Will 49ers break pattern, draft top cornerback?

In this month's upcoming draft, San Francisco can select a cornerback before Round 3 for the first time since 2004.|

The 49ers have a chance to do something radical in the upcoming draft:

They can draft a cornerback before Round 3 for the first time since 2004, when they took Shawntae Spencer with the 58th pick.

Or they can get really daring, and draft a cornerback with a top-20 pick in Round 1 for the first time since 1981, when they took Ronnie Lott, who played cornerback for the first five seasons of his career and turned out to be pretty good.

This year, the 49ers own the 13th pick. And considering how their defense gave up deep pass after deep pass to the Chiefs in the fourth quarter of their Super Bowl loss, it’s clear the 49ers need a cornerback and should consider drafting one in Round 1.

But the 49ers strangely haven’t taken the cornerback position seriously since the days of Bill Walsh and George Seifert.

In 1981, Walsh drafted Lott with the eighth pick and cornerback Eric Wright with the 40th pick. Those two each won four Super Bowls with the 49ers and were two of the best draft picks in franchise history. And yet, since 1981, the 49ers have drafted only three cornerbacks before the 40th pick: R.W. McQuarters, Ahmed Plummer and Mike Rumph. Bust, bust, bust.

After Seifert became the head coach in 1989, the 49ers took cornerback Eric Davis with the 53rd pick in 1990, and he went on to become an All-Pro. In 1994, the 49ers paired Davis with arguably the greatest cornerback of all time, Deion Sanders, and the 49ers won their fifth Super Bowl. Then Sanders left in 1995, Davis left in 1996 and Seifert got fired in 1997, and the 49ers haven’t had a premium cornerback in his prime ever since.

They’ve mostly pulled cornerbacks off the scrap heap the past 23 years. Either they’ve signed discount veterans coming off major injuries (Richard Sherman) or disappointing stints elsewhere (Carlos Rogers), or drafted starting corners in Round 3 (Ahkello Witherspoon, Chris Culliver).

The 49ers can justify their cornerback devaluation because they believe a good pass rush and a solid zone-coverage scheme can hide mediocre corners. And the 49ers are right, to an extent. Teams can make it quite far with an excellent pass rush and an excellent defensive coordinator - they can make it all the way to the Super Bowl, as the 49ers proved in 2012 and 2019. Both seasons, the 49ers had ferocious pass rushers and brilliant defensive coaches (Vic Fangio, Robert Saleh).

And both seasons, the 49ers lost the Super Bowl largely because their cornerbacks played poorly during the final game. Got exposed. However you want to put it. In 2012, the Ravens embarrassed Carlos Rogers and Chris Culliver. And two months ago, the Chiefs embarrassed Richard Sherman and Emmanuel Moseley.

Every defense eventually comes across a phenomenal quarterback, such as Patrick Mahomes, who can avoid a pass rush and make plays under heavy pressure.

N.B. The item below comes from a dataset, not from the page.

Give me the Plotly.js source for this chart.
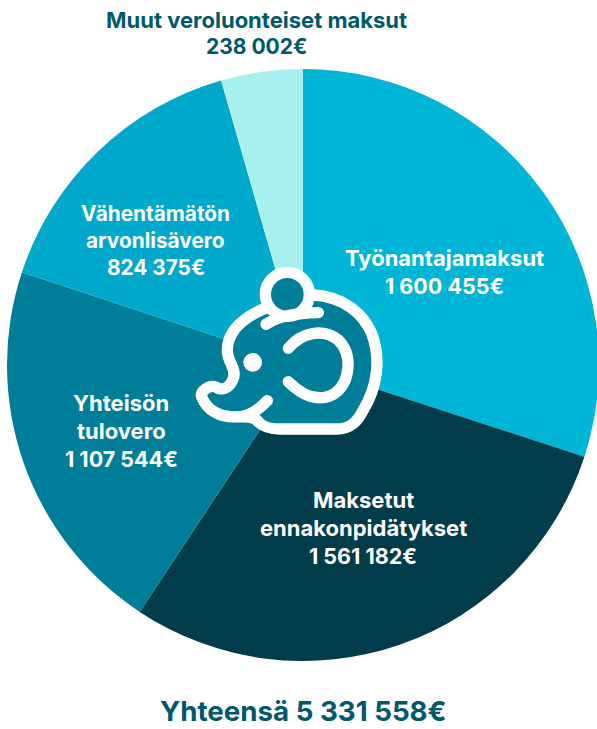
<!DOCTYPE html>
<html><head><meta charset="utf-8">
<script src="https://cdn.plot.ly/plotly-3.0.1.min.js"></script>
<style>html,body{margin:0;padding:0;background:#fff;overflow:hidden}#w{width:597px;height:729px;overflow:hidden}</style></head>
<body><div id="w"><div id="c" style="width:620px;height:729px"></div></div>
<script>
const categories=["Työnantajamaksut","Maksetut ennakonpidätykset","Yhteisön tulovero","Vähentämätön arvonlisävero","Muut veroluonteiset maksut"];
const values=[1600455,1561182,1107544,824375,238002];
const colors=["#00b5d6","#003c4a","#007d99","#00a9cb","#a8f0ee"];
const font="Inter, Lato, sans-serif";
const W=620,H=729;
const textLines=[
 ["Muut veroluonteiset maksut",256,20,"#00586b",22],["238 002€",256,47,"#00586b",21],
 ["Työnantajamaksut",444,258,"#fff",22],["1 600 455€",444,286,"#fff",21.5],
 ["Maksetut",363,500,"#fff",22],["ennakonpidätykset",363,528,"#fff",22],["1 561 182€",363,556,"#fff",21.5],
 ["Yhteisön",121,403,"#fff",22],["tulovero",121,431,"#fff",22],["1 107 544€",121,459,"#fff",21.5],
 ["Vähentämätön",156,213,"#fff",20.8],["arvonlisävero",156,240,"#fff",20.8],["824 375€",156,267,"#fff",20.8],
 ["Yhteensä 5 331 558€",303,710.5,"#00586b",27.7]
];
const teal="#007d99";
const icon=`<svg xmlns="http://www.w3.org/2000/svg" width="${W}" height="${H}" viewBox="0 0 ${W} ${H}"><g transform="translate(180,260) scale(0.3333)" fill="none" stroke="#fff" stroke-width="34" stroke-linecap="round" stroke-linejoin="round">
<path fill="${teal}" d="M255 145 C185 175 140 215 142 275 C145 310 170 325 160 355 C150 385 125 395 105 380 C85 375 60 395 65 410 C80 450 120 475 175 470 C195 470 215 470 230 480 C245 500 265 507 300 507 L470 507 C515 507 535 480 550 450 C590 385 605 300 575 220 C550 160 490 110 400 105 L320 110 Z"/>
<circle cx="322" cy="103" r="66" fill="${teal}"/>
<path d="M258 193 C300 165 350 160 415 158"/>
<path d="M325 265 C365 215 430 205 475 240 C520 285 510 365 465 400 C415 430 365 405 325 365"/>
<path d="M190 468 C220 462 245 440 262 422"/>
<circle cx="218" cy="307" r="13" fill="#fff" stroke-width="30"/>
</g></svg>`;
Plotly.newPlot("c",[{type:"pie",labels:categories,values:values,sort:false,direction:"clockwise",rotation:0,
 marker:{colors:colors,line:{width:0}},textinfo:"none",hoverinfo:"label+value",showlegend:false,
 domain:{x:[7/W,599/W],y:[1-661/H,1-69/H]}}],
 {width:W,height:H,margin:{l:0,r:0,t:0,b:0},paper_bgcolor:"#fff",showlegend:false,
  images:[{source:"data:image/svg+xml;utf8,"+encodeURIComponent(icon),xref:"paper",yref:"paper",x:0,y:1,sizex:1,sizey:1,sizing:"stretch",xanchor:"left",yanchor:"top",layer:"above"}],
  annotations:textLines.map(l=>({text:"<b>"+l[0]+"</b>",xref:"paper",yref:"paper",x:l[1]/W,y:1-l[2]/H,
   xanchor:"center",yanchor:"middle",showarrow:false,align:"center",font:{family:font,size:l[4],color:l[3]}}))
 },{displayModeBar:false});
</script></body></html>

Against these quarterbacks, a defense needs a premium cornerback who can cover elite wide receivers man to man. The 49ers haven’t had a cornerback who fits that description in 25 years.

The 49ers need a premium cornerback more than ever, because they traded their best defensive player, DeForest Buckner. Traded him to the Colts for the 13th pick. Without Buckner, the 49ers’ pass rush will regress, and so the cornerbacks will have to work harder than last season.

Fortunately for the 49ers, they have a chance to draft a premium cornerback. With the 13th pick, the 49ers can take Florida cornerback C.J. Henderson, who has the size, speed and athletic ability to run stride-for-stride with the best wide receivers in the NFL. The 49ers probably could trade down two or three spots, pick up a late-third-round draft pick and still get Henderson.

Either way, Henderson is the kind of cornerback the 49ers haven’t had since Eric Wright, Eric Davis and Deion Sanders. The kind of cornerback who can do everything, and isn’t limited to zone coverage, like Sherman. The kind of cornerback who could make the 49ers’ defense historically good.

Henderson earned a first-team All-SEC selection in 2019. He’s 6-foot-1, 204 pounds and he ran a 4.39 40-yard dash at the NFL scouting combine. He’s a stud. NFL.com projects him to be a quality starter immediately.

Sherman and Witherspoon both will be unrestricted free agents after next season, and both could sign with new teams in 2021. It’s time for the 49ers to draft and develop a new cornerback.

It’s time they do what Walsh and Seifert did.